Future Tense

CIA Director Email Leak: Not Damaging, Just Dumb

Central Intelligence Agency Director John Brennan takes questions from the audience after addressing the Council on Foreign Relations, March 11, 2014, in Washington, D.C. 

Photo by Chip Somodevilla/Getty Images

Based on what’s been released today, “Crackas With Attitude” seem unlikely to join Edward Snowden and Chelsea Manning among the leakers who’ve had a profound impact on the American national security debate during the Obama administration.

On Wednesday, WikiLeaks published a first selection from the emails in CIA Director John Brennan’s private AOL address. The hacker who accessed the account, who tweets using the handle @phphax, described himself to the New York Post as a high school student critical of U.S. foreign policy, especially support for Israel. He said that he and classmate go by the nickname “Crackas With Attitude” and claimed to have accessed the account by tricking Verizon into providing Brennan’s data and then resetting his password.

A 25-year CIA veteran who once served as Riyadh, Saudi Arabia, station chief, Brennan has been director of the agency since 2013. Before that, he was one of President Obama’s closest and most trusted national security advisers. He’s also courted controversy with his staunch support of the Obama administration’s controversial drone program as well as his defense of Bush-era interrogation tactics, which he has steadfastly not referred to as torture.
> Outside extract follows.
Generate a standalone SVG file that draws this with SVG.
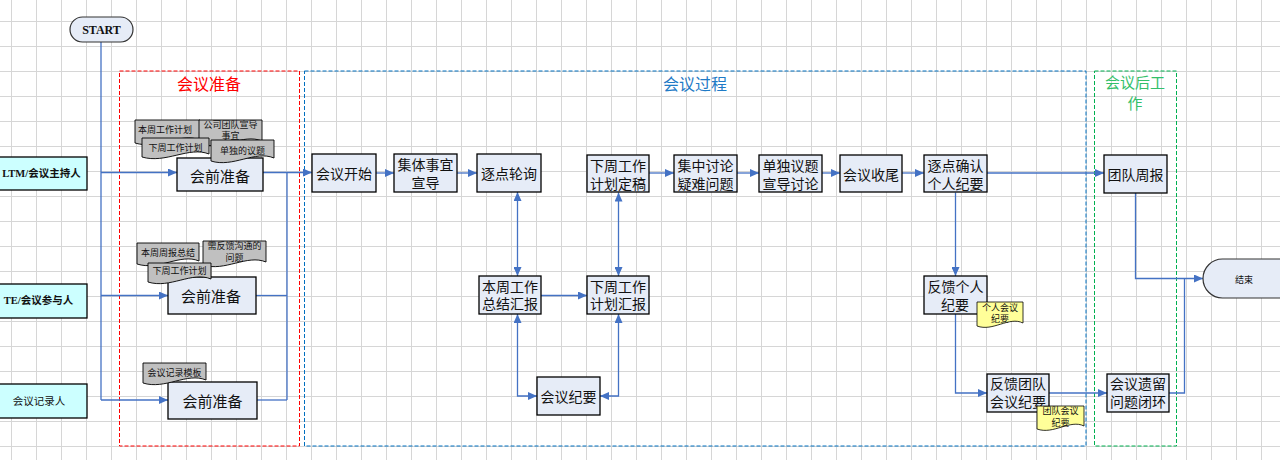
<svg xmlns="http://www.w3.org/2000/svg" width="1280" height="460" viewBox="0 0 1280 460">
<defs>
<pattern id="grid" width="25" height="25" patternUnits="userSpaceOnUse" x="11" y="21">
<path d="M0 0.5 H25 M0.5 0 V25" fill="none" stroke="#d6d6d6" stroke-width="1"/>
</pattern>
<marker id="arr" markerWidth="10" markerHeight="8" refX="9" refY="4" orient="auto-start-reverse" markerUnits="userSpaceOnUse">
<path d="M0 0 L9 4 L0 8 z" fill="#4472c4"/>
</marker>
<style>
.box{fill:#e6ecf7;stroke:#000;stroke-width:1.3}
.lane{fill:#ccffff;stroke:#000;stroke-width:1.3}
.doc{fill:#c0c0c0;stroke:#000;stroke-width:0.9}
.ydoc{fill:#ffff99;stroke:#000;stroke-width:0.8}
.t{font-family:"Noto Sans CJK SC","Noto Sans",sans-serif;font-size:14px;fill:#111;text-anchor:middle;dominant-baseline:central}
.ts{font-family:"Noto Sans CJK SC","Noto Sans",sans-serif;font-size:9px;fill:#111;text-anchor:middle;dominant-baseline:central}
.tl{font-family:"Liberation Serif","Noto Sans CJK SC",serif;font-size:10.5px;font-weight:bold;fill:#111;text-anchor:middle;dominant-baseline:central}
.tln{font-family:"Noto Sans CJK SC",sans-serif;font-size:10.5px;fill:#111;text-anchor:middle;dominant-baseline:central}
.title{font-family:"Noto Sans CJK SC",sans-serif;font-size:16px;text-anchor:middle;dominant-baseline:central}
.c{fill:none;stroke:#4472c4;stroke-width:1.3}
.ca{fill:none;stroke:#4472c4;stroke-width:1.3;marker-end:url(#arr)}
.cb{fill:none;stroke:#4472c4;stroke-width:1.3;marker-end:url(#arr);marker-start:url(#arr)}
</style>
</defs>
<rect x="0" y="0" width="1280" height="460" fill="#fff"/>
<rect x="0" y="0" width="1280" height="460" fill="url(#grid)"/>

<g id="containers">
<g id="c-prep">
<rect x="119.5" y="71" width="180" height="375" fill="none" stroke="#ff0000" stroke-width="1" stroke-dasharray="4 2"/>
<text class="title" x="209" y="83" fill="#ff0000">会议准备</text>
</g>
<g id="c-process">
<rect x="304.5" y="71" width="781.5" height="375" fill="none" stroke="#0070c0" stroke-width="1" stroke-dasharray="4 2"/>
<text class="title" x="695" y="83" fill="#1f7bc6">会议过程</text>
</g>
<g id="c-after">
<rect x="1094.5" y="71" width="82" height="375" fill="none" stroke="#00b050" stroke-width="1" stroke-dasharray="4 2"/>
<text class="title" x="1135" y="81" fill="#33c06a" style="font-size:15px">会议后工</text>
<text class="title" x="1135" y="102" fill="#33c06a" style="font-size:15px">作</text>
</g>
</g>

<g id="connectors">
<path class="c" d="M101 42 V400"/>
<path class="ca" d="M101 172.5 H177"/>
<path class="ca" d="M101 295.5 H168"/>
<path class="ca" d="M101 400 H168"/>
<path class="ca" d="M263 172.5 H312"/>
<path class="c" d="M287 172.5 V400"/>
<path class="c" d="M256 295.5 H287"/>
<path class="c" d="M257 400 H287"/>
<path class="ca" d="M376 173 H394"/>
<path class="ca" d="M457 173 H477"/>
<path class="cb" d="M517.5 192 V276"/>
<path class="ca" d="M541 295.5 H587"/>
<path class="cb" d="M618.5 192.5 V276"/>
<path class="cb" d="M517.5 314 V396 H537"/>
<path class="cb" d="M618.5 314 V396 H600"/>
<path class="ca" d="M649 173 H674"/>
<path class="ca" d="M737 173 H759"/>
<path class="ca" d="M822 173 H840"/>
<path class="ca" d="M902 173 H924"/>
<path class="ca" d="M987 173 H1104"/>
<path class="ca" d="M955.5 192.5 V276"/>
<path class="ca" d="M955.5 314 V393 H987"/>
<path class="ca" d="M1049 393 H1107"/>
<path class="ca" d="M1135.5 193 V278.5 H1203"/>
<path class="c" d="M1169 393 H1184.5 V278.5"/>
</g>

<g id="start">
<rect x="70" y="17" width="63" height="25" rx="12.5" fill="#e6ecf7" stroke="#333" stroke-width="1.2"/>
<text class="tl" x="101.5" y="29.5" style="font-size:12px">START</text>
</g>
<g id="end">
<rect x="1203" y="259" width="110" height="39" rx="19.5" fill="#e6ecf7" stroke="#333" stroke-width="1.2"/>
<text class="ts" x="1244" y="279">结束</text>
</g>

<g id="lane-ltm">
<rect class="lane" x="-10" y="157" width="97" height="33"/>
<text class="tl" x="41.5" y="173.5">LTM/会议主持人</text>
</g>
<g id="lane-te">
<rect class="lane" x="-10" y="284" width="97" height="34"/>
<text class="tl" x="38.5" y="300.5">TE/会议参与人</text>
</g>
<g id="lane-rec">
<rect class="lane" x="-10" y="384" width="97" height="34"/>
<text class="tln" x="39" y="400.5">会议记录人</text>
</g>

<g id="prep1">
<rect class="box" x="177" y="158" width="86" height="33"/>
<text class="t" x="220" y="175.5" style="font-size:15px">会前准备</text>
<path class="doc" d="M135 120 h65 v20 c-19.5 -8 -42 10 -65 3 z"/>
<text class="ts" x="165" y="129.5">本周工作计划</text>
<path class="doc" d="M199 120 h63 v21 c-19 -8 -41 10 -63 3 z"/>
<text class="ts" x="230.5" y="124">公司团队宣导</text>
<text class="ts" x="230.5" y="135.5">事宜</text>
<path class="doc" d="M142 138 h67 v16 c-20 -8 -43.5 10 -67 3 z"/>
<text class="ts" x="175.5" y="147.5">下周工作计划</text>
<path class="doc" d="M211 140 h63 v18 c-19 -8 -41 10 -63 3 z"/>
<text class="ts" x="242.5" y="150">单独的议题</text>
</g>

<g id="prep2">
<rect class="box" x="168" y="277" width="88" height="37"/>
<text class="t" x="211" y="295.5" style="font-size:15px">会前准备</text>
<path class="doc" d="M137 243 h62 v18 c-18.6 -8 -40 10 -62 3 z"/>
<text class="ts" x="168" y="252.5">本周周报总结</text>
<path class="doc" d="M203 241 h63 v21 c-19 -8 -41 10 -63 3 z"/>
<text class="ts" x="234.5" y="245.5">需反馈沟通的</text>
<text class="ts" x="234.5" y="257">问题</text>
<path class="doc" d="M148 263 h63 v16 c-19 -8 -41 10 -63 3 z"/>
<text class="ts" x="179.5" y="270">下周工作计划</text>
</g>

<g id="prep3">
<rect class="box" x="168" y="382" width="89" height="37"/>
<text class="t" x="212.5" y="400.5" style="font-size:15px">会前准备</text>
<path class="doc" d="M143 363 h63 v17 c-19 -8 -41 10 -63 3 z"/>
<text class="ts" x="174.5" y="372.5">会议记录模板</text>
</g>

<g id="n-start-meeting">
<rect class="box" x="312" y="154" width="64" height="38"/>
<text class="t" x="344" y="173">会议开始</text>
</g>
<g id="n-collective">
<rect class="box" x="394" y="154" width="63" height="38"/>
<text class="t" x="425.5" y="164">集体事宜</text>
<text class="t" x="425.5" y="182">宣导</text>
</g>
<g id="n-poll">
<rect class="box" x="477" y="154" width="64" height="38"/>
<text class="t" x="509" y="173">逐点轮询</text>
</g>
<g id="n-plan-final">
<rect class="box" x="587" y="155" width="62" height="37"/>
<text class="t" x="618" y="164.5">下周工作</text>
<text class="t" x="618" y="182.5">计划定稿</text>
</g>
<g id="n-summary">
<rect class="box" x="479" y="276" width="62" height="38"/>
<text class="t" x="510" y="285.5">本周工作</text>
<text class="t" x="510" y="303">总结汇报</text>
</g>
<g id="n-plan-report">
<rect class="box" x="587" y="276" width="62" height="38"/>
<text class="t" x="618" y="285.5">下周工作</text>
<text class="t" x="618" y="303">计划汇报</text>
</g>
<g id="n-minutes">
<rect class="box" x="537" y="377" width="63" height="38"/>
<text class="t" x="568.5" y="396">会议纪要</text>
</g>
<g id="n-discuss">
<rect class="box" x="674" y="155" width="63" height="37"/>
<text class="t" x="705.5" y="164.5">集中讨论</text>
<text class="t" x="705.5" y="182.5">疑难问题</text>
</g>
<g id="n-single">
<rect class="box" x="759" y="155" width="63" height="37"/>
<text class="t" x="790.5" y="164.5">单独议题</text>
<text class="t" x="790.5" y="182.5">宣导讨论</text>
</g>
<g id="n-wrap">
<rect class="box" x="840" y="155" width="62" height="37"/>
<text class="t" x="871" y="173.5">会议收尾</text>
</g>
<g id="n-confirm">
<rect class="box" x="924" y="155" width="63" height="37"/>
<text class="t" x="955.5" y="164.5">逐点确认</text>
<text class="t" x="955.5" y="182.5">个人纪要</text>
</g>
<g id="n-feedback-personal">
<rect class="box" x="924" y="276" width="63" height="38"/>
<text class="t" x="955.5" y="286">反馈个人</text>
<text class="t" x="955" y="303.5">纪要</text>
<path class="ydoc" d="M977 302 h46 v21 c-14 -7 -30 9 -46 3 z"/>
<text class="ts" x="1000" y="307">个人会议</text>
<text class="ts" x="1000" y="318">纪要</text>
</g>
<g id="n-feedback-team">
<rect class="box" x="987" y="374" width="62" height="38"/>
<text class="t" x="1018" y="383">反馈团队</text>
<text class="t" x="1018" y="400.5">会议纪要</text>
<path class="ydoc" d="M1037 406 h47 v20 c-14 -7 -30.5 9 -47 3 z"/>
<text class="ts" x="1060.5" y="410.5">团队会议</text>
<text class="ts" x="1060.5" y="422">纪要</text>
</g>
<g id="n-weekly">
<rect class="box" x="1104" y="155" width="63" height="38"/>
<text class="t" x="1135.5" y="173.5">团队周报</text>
</g>
<g id="n-legacy">
<rect class="box" x="1107" y="374" width="62" height="38"/>
<text class="t" x="1138" y="383">会议遗留</text>
<text class="t" x="1138" y="400.5">问题闭环</text>
</g>
</svg>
But the emails released so far, all of which pre-date Brennan’s appointment as CIA director by several years, shed little new light on these issues. Wikileaks has published Brennan’s 47-page 2008 application for security clearance, which includes personal phone numbers and social security numbers for him and his wife as well as phone numbers for a number of senior national security and intelligence officials. (If you ever want to prank call former CIA Director George Tenet, now’s your chance.) But most of the information on the form could have been gleaned from Brennan’s résumé. (The CIA director has never inhaled, or even consumed, in case you were wondering.)

There’s a fax related to a fairly arcane legal dispute between the CIA and Brennan’s former private employer, the Analysis Corp., which was the subject of some intrigue during the 2008 campaign.* A draft document on priorities for the U.S. intelligence committee recommends that the CIA director be given a fixed 10-year term like the FBI director, something other analysts have also called for. There’s also a memo and draft bill from former Senate Intelligence Committee Vice Chairman Kit Bond on legislation that would limit CIA interrogation methods to those allowed in the U.S. army field manual, something pretty consistent with Bond’s public statements on the issue. 

The most interesting document may be a draft of a set of recommendations about Iran for the new president, written in 2007, presumably during the Obama campaign, to which Brennan was an adviser. He faulted the Bush administration for failing to take opportunities to cooperate with Iran, particularly after the fall of the Taliban in Afghanistan. Brennan recommended that the next administration “tone down the rhetoric” and “establish a dialogue with Tehran,” something his boss has belatedly done.

So far at least, the hackers haven’t caught Brennan in any serious lies or malfeasance. The worst he can be accused of is being careless enough to leave private information on a personal AOL account—which, for a career spy entrusted with what may be the world’s most information-sensitive job, is admittedly pretty bad. 

*Correction, Oct. 22, 2015: This post misidentified the company where Brennan used to work. It is the Analysis Corp., not the Analysis Group.